In June, participants tracked by the Hewitt Index favored equity investments on a net basis on all but four trading days during the month, a trend already evidenced in May (see Participant Transfers Still Muted in May ) and April (see April Transfers Slow, But Equity-Oriented ), but in sharp contrast to the prior quarter, where participants favored fixed income investments (see Transfers Head For Cover Amidst War News ).
Trading volumes during the month continued their quiet pace, however, averaging just 0.07% of balances per day in the second quarter, compared with the trailing 12-month average daily net transfer activity of approximately 0.08%. For the quarter, there has been only one above-average transfer activity day (June 3, when trading volumes were about 1.65 times normal), compared to more than a dozen in the same quarter a year ago.

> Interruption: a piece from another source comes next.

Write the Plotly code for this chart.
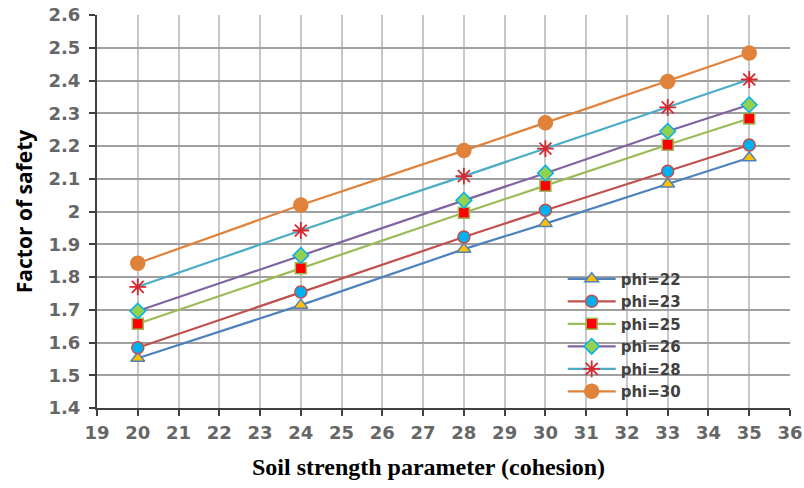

Even in the first quarter, there were just five above-average trading volume days registered by the 1.5 million participants tracked by the index. A “normal” level of relative transfer activity is when the net daily movement of participants’ balances as a percent of total 401(k) balances within the Hewitt 401(k) Index equals between 0.3 times and 1.5 times the average daily net activity of the preceding 12 months.
Most of the transferred balances came from GIC/Stable Value options, some 49.62% of the total, while nearly 25% came from bond options. It was all coming from fixed income options, however - nearly 22% was pulled from company stock investments. Large cap US equity funds were the primary beneficiaries, pulling in nearly 44% of the month's net transfers, while small cap US equities drew 24%.

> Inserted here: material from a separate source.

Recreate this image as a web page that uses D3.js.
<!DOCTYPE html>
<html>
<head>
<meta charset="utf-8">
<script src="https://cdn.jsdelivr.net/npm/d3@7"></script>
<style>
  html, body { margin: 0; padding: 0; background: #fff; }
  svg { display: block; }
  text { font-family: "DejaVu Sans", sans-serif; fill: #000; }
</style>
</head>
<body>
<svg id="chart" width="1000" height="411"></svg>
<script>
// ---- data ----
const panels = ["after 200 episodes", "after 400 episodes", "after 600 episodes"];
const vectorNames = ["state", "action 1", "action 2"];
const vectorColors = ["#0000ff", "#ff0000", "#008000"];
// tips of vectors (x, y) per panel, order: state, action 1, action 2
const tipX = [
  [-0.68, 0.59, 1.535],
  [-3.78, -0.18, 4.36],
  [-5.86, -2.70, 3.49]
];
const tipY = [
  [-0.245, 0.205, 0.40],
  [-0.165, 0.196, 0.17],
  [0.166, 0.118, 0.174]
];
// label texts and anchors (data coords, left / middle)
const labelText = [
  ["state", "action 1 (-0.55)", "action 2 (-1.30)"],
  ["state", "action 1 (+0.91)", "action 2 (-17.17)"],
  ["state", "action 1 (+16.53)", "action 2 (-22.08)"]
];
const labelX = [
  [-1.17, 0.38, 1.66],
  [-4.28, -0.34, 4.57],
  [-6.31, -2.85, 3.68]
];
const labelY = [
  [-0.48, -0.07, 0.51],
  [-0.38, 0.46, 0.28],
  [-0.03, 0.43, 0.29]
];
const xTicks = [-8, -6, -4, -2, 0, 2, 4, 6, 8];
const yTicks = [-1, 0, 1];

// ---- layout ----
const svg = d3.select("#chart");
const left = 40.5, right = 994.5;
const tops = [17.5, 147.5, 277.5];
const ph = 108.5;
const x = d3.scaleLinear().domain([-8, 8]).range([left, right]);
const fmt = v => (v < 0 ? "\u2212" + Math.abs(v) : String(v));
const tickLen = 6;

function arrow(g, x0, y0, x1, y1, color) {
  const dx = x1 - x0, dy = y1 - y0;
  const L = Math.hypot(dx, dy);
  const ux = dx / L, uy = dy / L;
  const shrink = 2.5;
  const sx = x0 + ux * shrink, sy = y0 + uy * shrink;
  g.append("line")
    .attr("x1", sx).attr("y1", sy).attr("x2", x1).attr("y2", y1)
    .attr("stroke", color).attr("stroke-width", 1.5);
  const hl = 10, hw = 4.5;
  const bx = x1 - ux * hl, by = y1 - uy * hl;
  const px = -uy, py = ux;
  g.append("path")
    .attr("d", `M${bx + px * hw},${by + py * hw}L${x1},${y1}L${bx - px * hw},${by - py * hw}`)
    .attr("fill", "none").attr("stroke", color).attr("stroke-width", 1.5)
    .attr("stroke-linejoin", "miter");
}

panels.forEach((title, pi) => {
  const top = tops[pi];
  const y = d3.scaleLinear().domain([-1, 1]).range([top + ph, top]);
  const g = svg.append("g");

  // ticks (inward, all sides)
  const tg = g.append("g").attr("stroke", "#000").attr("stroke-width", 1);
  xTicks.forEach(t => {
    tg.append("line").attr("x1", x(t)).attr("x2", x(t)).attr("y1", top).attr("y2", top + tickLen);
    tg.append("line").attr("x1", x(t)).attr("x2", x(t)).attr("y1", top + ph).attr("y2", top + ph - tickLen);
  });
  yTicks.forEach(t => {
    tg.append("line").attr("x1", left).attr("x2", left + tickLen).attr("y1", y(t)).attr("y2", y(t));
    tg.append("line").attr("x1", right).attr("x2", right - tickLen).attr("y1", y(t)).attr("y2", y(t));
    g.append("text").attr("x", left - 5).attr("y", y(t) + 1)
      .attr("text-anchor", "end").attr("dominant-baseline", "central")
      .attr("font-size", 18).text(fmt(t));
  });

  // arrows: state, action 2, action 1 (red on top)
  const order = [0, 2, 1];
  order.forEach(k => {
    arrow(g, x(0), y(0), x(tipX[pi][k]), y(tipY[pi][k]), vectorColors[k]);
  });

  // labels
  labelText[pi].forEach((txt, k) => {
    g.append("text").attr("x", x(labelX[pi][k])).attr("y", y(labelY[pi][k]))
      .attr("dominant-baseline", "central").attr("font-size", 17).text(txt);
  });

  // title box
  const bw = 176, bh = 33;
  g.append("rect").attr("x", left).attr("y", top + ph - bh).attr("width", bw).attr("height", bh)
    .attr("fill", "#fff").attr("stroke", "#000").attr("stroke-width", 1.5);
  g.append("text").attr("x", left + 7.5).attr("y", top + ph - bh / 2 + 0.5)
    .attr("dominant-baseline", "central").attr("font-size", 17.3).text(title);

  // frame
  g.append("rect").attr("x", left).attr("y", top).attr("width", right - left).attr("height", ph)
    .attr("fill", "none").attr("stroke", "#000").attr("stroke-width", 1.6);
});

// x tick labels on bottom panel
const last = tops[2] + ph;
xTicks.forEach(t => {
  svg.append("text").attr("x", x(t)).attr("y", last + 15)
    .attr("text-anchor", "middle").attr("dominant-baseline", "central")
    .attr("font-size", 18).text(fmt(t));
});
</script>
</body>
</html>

In all, for the second quarter, close to a billion dollars, some 1.4% of balances, was transferred from fixed income funds such as GIC/stable value, bond, and money market into stock funds.
When the dust settled, GIC/Stable Value offerings still represented the largest holding in the $70 billion tracked by Hewitt, some 27%. Company stock was the second largest holding, 25.7%, while large US equity was close behind with 21%. Balanced funds represented 7.6%, bond funds were nearly 5%, and lifestyle/premixed offerings comprised nearly 4.2% of the total index. The stock allocation of the Index stood at nearly 61% of total balances as of the end of June. Still, overall stock investment exposure remains well below its 2000 high of 74% of balances.
Company stock, which had dominated new contribution investment in May, was just 15% of those monies in June. GIC/Stable Value funds were the most popular target for new contributions last month, pulling nearly 27.5% of the total, followed by the more than 23% directed to large US equity fund options. Lifestyle/premixed funds drew 7.5%, bond funds got 8.1% and balanced funds drew 4.33%. Year to date, the average daily allocation to stock investments as a percent of total contributions stands at 63%, compared to a high of 77% in 2000, according to Hewitt.
For the month, the Dow gained 1.53%, the Russell 2000 was 1.64% higher, the NASDAQ ahead 1.69%, and the S&P 500 up 1.13%. For the quarter, the Dow was 12.43% higher, while the S&P 500 rose 14.89%, the NASDAQ gained 21%, and the Russell 2000 up 22.96%.